Execution-Centric Characterization of FP8 Matrix Cores, Asynchronous Execution, and Structured Sparsity on AMD MI300A
Aaron Jarmusch, Connor Vitz, Sunita Chandrasekaran
TL;DR
This work delivers an execution-centric characterization of FP8 matrix cores, ACE concurrency, and 2:4 sparsity on the AMD MI300A, using targeted microbenchmarks to reveal occupancy thresholds, overlap limits, and fairness under concurrency. It demonstrates that FP8 performance is memory-latency-bound and requires high occupancy (e.g., 256+ wavefronts) to approach peak utilization, that ACE increases aggregate throughput but can severely degrade per-stream fairness, and that 2:4 sparsity yields little benefit in isolation due to constant encoding overhead but can improve fairness and throughput under contention. The findings translate to practical guidance for occupancy-aware scheduling, co-scheduling strategies (occupancy fragmentation), and context-dependent sparsity enablement in transformer-style and mixed-precision workloads on MI300A-class nodes. Overall, the work highlights the need for execution-aware runtime decisions beyond traditional peak-throughput metrics to achieve predictable and efficient performance in unified HPC–AI workloads.
Abstract
The AMD MI300A APU integrates CDNA3 GPUs with high-bandwidth memory and advanced accelerator features: FP8 matrix cores, asynchronous compute engines (ACE), and 2:4 structured sparsity. These capabilities are increasingly relied upon by modern HPC and HPC-AI workloads, yet their execution characteristics and system-level implications remain insufficiently understood.
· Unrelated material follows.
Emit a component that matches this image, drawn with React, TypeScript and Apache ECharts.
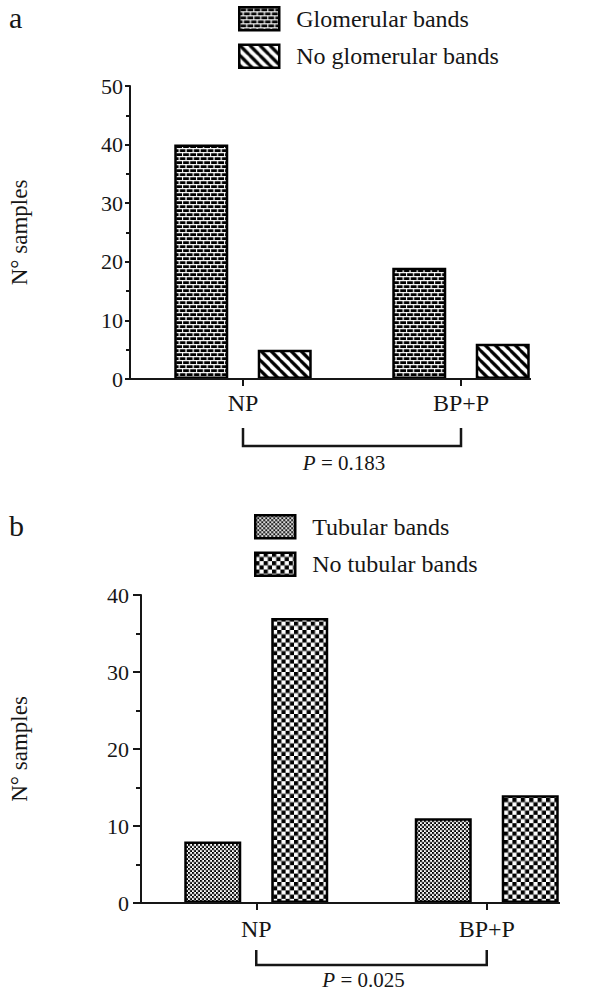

In this paper, we present an execution-centric characterization of FP8 matrix execution, ACE concurrency, and structured sparsity on MI300A using targeted microbenchmarks. We quantify occupancy thresholds, fairness, throughput trade-offs under concurrent execution, and context-dependent sparsity benefits. We evaluate representative case studies - transformer-style, concurrent, and mixed-precision kernels - to show how these effects translate into application-level performance and predictability. Our results provide practical guidance for occupancy-aware scheduling, concurrency decisions, and sparsity enablement on MI300A-class unified nodes.